Is HMRC being unrealistic?
The importance of checking HMRC's figures, and the logic behind them, cannot be overstated where additional profits are assessed. An HMRC enquiry can potentially damage, or even destroy, a business in terms of the extra tax (and penalties) which HMRC considers to be due.
For example, in the Tanya’s Takeway case:
- The business profits correctly reported on the partnership's tax return for 2006/07 was £7,088. HMRC assessed additional profits of £54,475 (i.e. £61,563 profit in total) - an increase of almost 870%!
- In addition to 2006/07, HMRC assessed further profits for the tax years 2007/08 to 2010/11 as well. The total profits declared by the partnership for all five tax years (i.e. 2006/07 to 2010/11) amounted to £36,508. HMRC tried to increase total profits by an eye watering £289,618 to £326,126 - an overall increase of 893%!
- If HMRC had been successful in assessing the additional profits and penalties, Mr and Mrs Newell would have been faced with a further tax bill of £87,643.73, plus penalties of £45,255.96 - a total of £132,899.69 - none of which was due, based on the tribunal’s decision.
Interestingly, the tribunal in Tanya’s Takeaway noted a flaw in HMRC's logic in its argument that the business profits were understated. HMRC noted that a number of unidentified cheques had been deposited in Mr and Mrs Newell's bank accounts. This apparently resulted in HMRC concluding that the unidentified deposits formed part of the additional business profits assessed.
However, Tanya's Takeaway was purely a cash business. It had no facility to take credit cards, and did not accept cheques, so all receipts were in cash. The tribunal noted that the business did not accept cheques, and concluded that the cheques deposited in Mr and Mrs Newell's bank account could not have come from the takeaway.
Here are two practical tips. First, prevention is better than cure. So keep good business records – and keep them up to date. HMRC states in its guidance (at EM2851): “Sometimes, things will go wrong because the books are simply not written up regularly.” There is a statutory obligation to keep and preserve records for the purposes of preparing a complete and correct tax return, subject to possible penalties for non-compliance (TMA 1970, s 12B).

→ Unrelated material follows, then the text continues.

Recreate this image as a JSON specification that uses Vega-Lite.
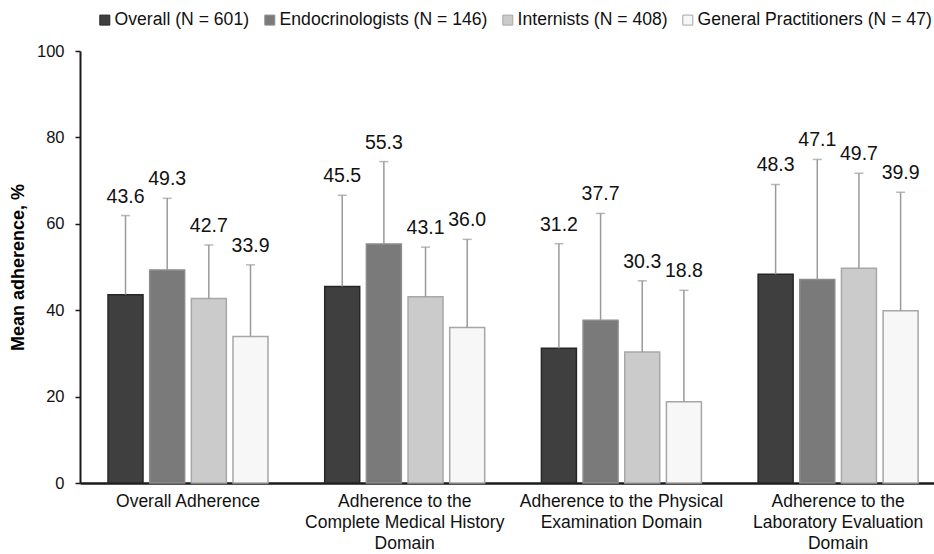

In Tanya’s takeaway, HMRC criticised Mrs Newell for not keeping till rolls. Fortunately, the tribunal did not find that this meant the business records kept by Mr and Mrs Newell were incorrect, or that the accounts were incomplete. Mr and Mrs Newell normally transferred the information from the till rolls to the accounting book of the business each day. The tribunal considered that Mrs Newell had met her statutory record keeping obligation by preserving the till roll figures in the accounting book each day.
Secondly, if HMRC enquires into your tax return and undertakes a ‘takings build-up’ or other exercise resulting in an estimated assessment of profit and a further tax bill for that year (and possibly other years as well, under the ‘presumption of continuity’), be prepared to stand your ground if you consider that HMRC’s assessment is incorrect and unrealistic. Expert professional help is strongly recommended. In the Tanya’s takeaway case, the taxpayers’ representative identified a number of errors in HMRC’s figures at the tribunal hearing.